▶ **Do this**:
Leaving out every picture, retype the lines below from the top through the one that contains "(pwL) -- (pw.west);".

START

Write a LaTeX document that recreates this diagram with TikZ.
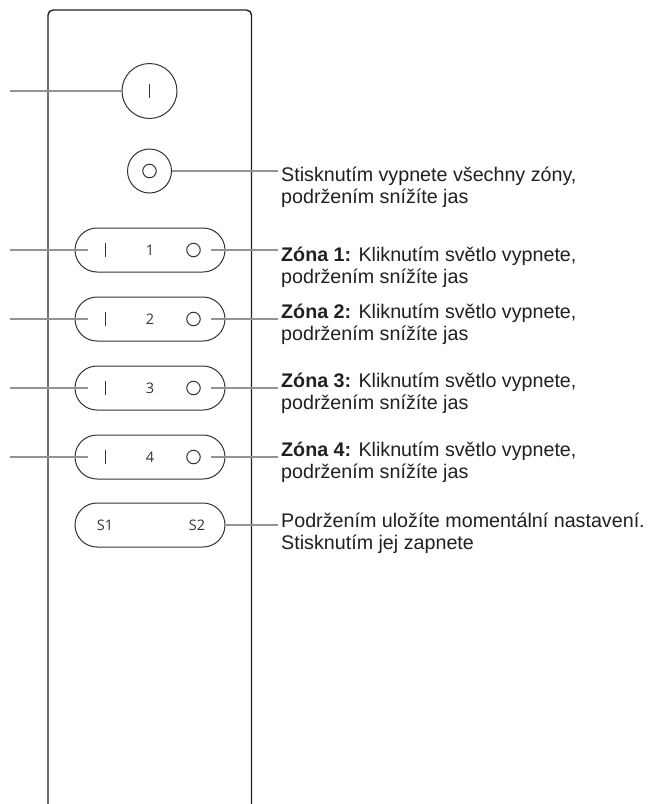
\documentclass[tikz,border=0pt]{standalone}
\usepackage{fontspec}
\setmainfont{Liberation Sans}
\newfontfamily\btnfont{Open Sans}
\usetikzlibrary{shapes.misc}
\definecolor{ink}{HTML}{231F20}
\definecolor{leadc}{HTML}{939393}
\definecolor{btnc}{HTML}{333333}
\begin{document}
\begin{tikzpicture}[x=1pt,y=-1pt,
  body/.style={draw=ink,line width=1.4pt},
  pill/.style={draw=btnc,line width=1pt,rounded rectangle,minimum width=150pt,minimum height=44pt,inner sep=0pt},
  rbtn/.style={draw=btnc,line width=1pt,circle,inner sep=0pt},
  ring/.style={draw=btnc,line width=1pt,circle,inner sep=0pt,minimum size=13.5pt},
  glyph/.style={draw=btnc,line width=0.9pt},
  leader/.style={draw=leadc,line width=1.2pt},
  lbl/.style={font=\btnfont\fontsize{14.5}{17}\selectfont,text=btnc,inner sep=0pt},
  note/.style={anchor=base west,inner sep=0pt,text=ink,font=\fontsize{19.7}{22}\selectfont}
]
\useasboundingbox (0,0) rectangle (651,804);
\fill[white] (0,0) rectangle (651,804);
% remote body
\draw[body,rounded corners=5pt] (48,808) -- (48,10) -- (251.5,10) -- (251.5,808);

% power button
\node[rbtn,minimum size=55pt] (pw) at (149.5,91) {};
\draw[glyph] (149.5,84) -- (149.5,98);
\coordinate (pwL) at (10,91);
\draw[leader] (pwL) -- (pw.west);

% all-off button
\node[rbtn,minimum size=44pt] (off) at (149.5,171) {};
\node[ring] (offring) at (149.5,171) {};
\coordinate (offR) at (278,171);
\draw[leader] (off.east) -- (offR);
\node[note] (offtxt) at (281,181) {\begin{tabular}[t]{@{}l@{}}Stisknutím vypnete všechny zóny,\\podržením snížíte jas\end{tabular}};

% zone buttons
\foreach \n/\y/\b in {1/250/261,2/319/318,3/388/387,4/457/456}{
  \node[pill] (zone\n) at (150,\y) {};
  \draw[glyph] (105,{\y-7}) -- (105,{\y+7});
  \node[lbl] (num\n) at (150,\y) {\n};
  \node[ring] (ring\n) at (193.5,\y) {};
  \coordinate (zL\n) at (10,\y);
  \coordinate (zLi\n) at (88,\y);
  \coordinate (zRi\n) at (211,\y);
  \coordinate (zR\n) at (278,\y);
  \draw[leader] (zL\n) -- (zLi\n);
  \draw[leader] (zRi\n) -- (zR\n);
  \node[note] (ztxt\n) at (281,\b) {\begin{tabular}[t]{@{}l@{}}\textbf{Zóna \n:} Kliknutím světlo vypnete,\\podržením snížíte jas\end{tabular}};
}

% scene button
\node[pill] (scene) at (150,525) {};
\node[lbl] (s1) at (105,525) {S1};
\node[lbl] (s2) at (197,525) {S2};
\coordinate (sR) at (278,525);
\draw[leader] (scene.east) -- (sR);
\node[note] (stxt) at (281,527) {\begin{tabular}[t]{@{}l@{}}Podržením uložíte momentální nastavení.\\Stisknutím jej zapnete\end{tabular}};
\end{tikzpicture}
\end{document}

END

▶ **Finished exercise**:
Write a LaTeX document that recreates this diagram with TikZ.
\documentclass[tikz,border=0pt]{standalone}
\usepackage{fontspec}
\setmainfont{Liberation Sans}
\newfontfamily\btnfont{Open Sans}
\usetikzlibrary{shapes.misc}
\definecolor{ink}{HTML}{231F20}
\definecolor{leadc}{HTML}{939393}
\definecolor{btnc}{HTML}{333333}
\begin{document}
\begin{tikzpicture}[x=1pt,y=-1pt,
  body/.style={draw=ink,line width=1.4pt},
  pill/.style={draw=btnc,line width=1pt,rounded rectangle,minimum width=150pt,minimum height=44pt,inner sep=0pt},
  rbtn/.style={draw=btnc,line width=1pt,circle,inner sep=0pt},
  ring/.style={draw=btnc,line width=1pt,circle,inner sep=0pt,minimum size=13.5pt},
  glyph/.style={draw=btnc,line width=0.9pt},
  leader/.style={draw=leadc,line width=1.2pt},
  lbl/.style={font=\btnfont\fontsize{14.5}{17}\selectfont,text=btnc,inner sep=0pt},
  note/.style={anchor=base west,inner sep=0pt,text=ink,font=\fontsize{19.7}{22}\selectfont}
]
\useasboundingbox (0,0) rectangle (651,804);
\fill[white] (0,0) rectangle (651,804);
% remote body
\draw[body,rounded corners=5pt] (48,808) -- (48,10) -- (251.5,10) -- (251.5,808);

% power button
\node[rbtn,minimum size=55pt] (pw) at (149.5,91) {};
\draw[glyph] (149.5,84) -- (149.5,98);
\coordinate (pwL) at (10,91);
\draw[leader] (pwL) -- (pw.west);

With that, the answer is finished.